**WHAT NEEDS TO BE DONE**: With the pictures left out, copy the listing below exactly.

**DATA PROVIDED**:

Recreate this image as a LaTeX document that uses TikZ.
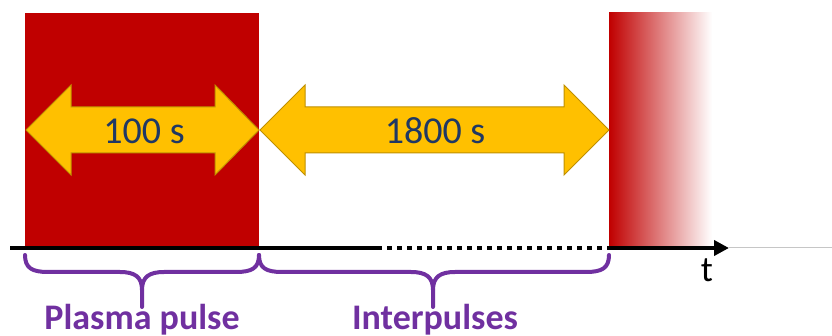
\documentclass[tikz,border=0pt]{standalone}
\usepackage{fontspec}
\setmainfont{Carlito}
\usetikzlibrary{arrows.meta}
\definecolor{pulsered}{HTML}{C00000}
\definecolor{arrowfill}{HTML}{FFC000}
\definecolor{arrowedge}{HTML}{BF9000}
\definecolor{navy}{HTML}{1F3864}
\definecolor{bracecol}{HTML}{7030A0}
\begin{document}
\begin{tikzpicture}[x=1pt,y=-1pt,
  dblarrow/.style={fill=arrowfill, draw=arrowedge, line width=1pt, line join=miter},
  durlabel/.style={text=navy, font=\fontsize{38}{40}\selectfont, inner sep=0},
  bracestyle/.style={draw=bracecol, line width=4pt, line cap=round},
  bracelabel/.style={text=bracecol, font=\bfseries\fontsize{36}{38}\selectfont, inner sep=0, anchor=base},
  axisline/.style={line width=4.5pt, black}]
\useasboundingbox (0,0) rectangle (832,336);
% pulses
\fill[pulsered] (25,13) rectangle (259,246);
\shade[left color=pulsered, right color=white] (609,13) rectangle (712,246);
% axis
\coordinate (a0) at (10,248);
\coordinate (a1) at (377,248);
\coordinate (a2) at (609,248);
\coordinate (a3) at (729,248);
\coordinate (aend) at (832,248);
\draw[gray!45, line width=1pt] (a3) -- (aend);
\draw[axisline] (a0) -- (a1);
\draw[axisline, dash pattern=on 5pt off 5pt] (a1) -- (a2);
\draw[axisline, -{Triangle[length=15pt,width=15pt]}] ([xshift=-2pt]a2) -- (a3);
\node[font=\fontsize{36}{38}\selectfont, inner sep=0, anchor=base] (t) at (707,282) {t};
% double arrows
\draw[dblarrow] (26,130) -- (71,85) -- (71,107) -- (215,107) -- (215,85) -- (259,130)
  -- (215,175) -- (215,153) -- (71,153) -- (71,175) -- cycle;
\node[durlabel] (d1) at (144,131) {100 s};
\draw[dblarrow] (260,130) -- (305,85) -- (305,107) -- (564,107) -- (564,85) -- (609,130)
  -- (564,175) -- (564,153) -- (305,153) -- (305,175) -- cycle;
\node[durlabel] (d2) at (435,131) {1800 s};
% braces
\draw[bracestyle] (25,255) .. controls (25,268) and (32,272) .. (48,272) -- (120,272)
  .. controls (135,272) and (142,277) .. (142,290) -- (142,307);
\draw[bracestyle] (259,255) .. controls (259,268) and (252,272) .. (236,272) -- (164,272)
  .. controls (149,272) and (142,277) .. (142,290);
\draw[bracestyle] (259,255) .. controls (259,268) and (266,272) .. (282,272) -- (411,272)
  .. controls (426,272) and (433,277) .. (433,290) -- (433,307);
\draw[bracestyle] (609,255) .. controls (609,268) and (602,272) .. (586,272) -- (455,272)
  .. controls (440,272) and (433,277) .. (433,290);
\node[bracelabel] (l1) at (142,330) {Plasma pulse};
\node[bracelabel] (l2) at (435,330) {Interpulses};
\end{tikzpicture}
\end{document}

**TASK RESULT**:
Recreate this image as a LaTeX document that uses TikZ.
\documentclass[tikz,border=0pt]{standalone}
\usepackage{fontspec}
\setmainfont{Carlito}
\usetikzlibrary{arrows.meta}
\definecolor{pulsered}{HTML}{C00000}
\definecolor{arrowfill}{HTML}{FFC000}
\definecolor{arrowedge}{HTML}{BF9000}
\definecolor{navy}{HTML}{1F3864}
\definecolor{bracecol}{HTML}{7030A0}
\begin{document}
\begin{tikzpicture}[x=1pt,y=-1pt,
  dblarrow/.style={fill=arrowfill, draw=arrowedge, line width=1pt, line join=miter},
  durlabel/.style={text=navy, font=\fontsize{38}{40}\selectfont, inner sep=0},
  bracestyle/.style={draw=bracecol, line width=4pt, line cap=round},
  bracelabel/.style={text=bracecol, font=\bfseries\fontsize{36}{38}\selectfont, inner sep=0, anchor=base},
  axisline/.style={line width=4.5pt, black}]
\useasboundingbox (0,0) rectangle (832,336);
% pulses
\fill[pulsered] (25,13) rectangle (259,246);
\shade[left color=pulsered, right color=white] (609,13) rectangle (712,246);
% axis
\coordinate (a0) at (10,248);
\coordinate (a1) at (377,248);
\coordinate (a2) at (609,248);
\coordinate (a3) at (729,248);
\coordinate (aend) at (832,248);
\draw[gray!45, line width=1pt] (a3) -- (aend);
\draw[axisline] (a0) -- (a1);
\draw[axisline, dash pattern=on 5pt off 5pt] (a1) -- (a2);
\draw[axisline, -{Triangle[length=15pt,width=15pt]}] ([xshift=-2pt]a2) -- (a3);
\node[font=\fontsize{36}{38}\selectfont, inner sep=0, anchor=base] (t) at (707,282) {t};
% double arrows
\draw[dblarrow] (26,130) -- (71,85) -- (71,107) -- (215,107) -- (215,85) -- (259,130)
  -- (215,175) -- (215,153) -- (71,153) -- (71,175) -- cycle;
\node[durlabel] (d1) at (144,131) {100 s};
\draw[dblarrow] (260,130) -- (305,85) -- (305,107) -- (564,107) -- (564,85) -- (609,130)
  -- (564,175) -- (564,153) -- (305,153) -- (305,175) -- cycle;
\node[durlabel] (d2) at (435,131) {1800 s};
% braces
\draw[bracestyle] (25,255) .. controls (25,268) and (32,272) .. (48,272) -- (120,272)
  .. controls (135,272) and (142,277) .. (142,290) -- (142,307);
\draw[bracestyle] (259,255) .. controls (259,268) and (252,272) .. (236,272) -- (164,272)
  .. controls (149,272) and (142,277) .. (142,290);
\draw[bracestyle] (259,255) .. controls (259,268) and (266,272) .. (282,272) -- (411,272)
  .. controls (426,272) and (433,277) .. (433,290) -- (433,307);
\draw[bracestyle] (609,255) .. controls (609,268) and (602,272) .. (586,272) -- (455,272)
  .. controls (440,272) and (433,277) .. (433,290);
\node[bracelabel] (l1) at (142,330) {Plasma pulse};
\node[bracelabel] (l2) at (435,330) {Interpulses};
\end{tikzpicture}
\end{document}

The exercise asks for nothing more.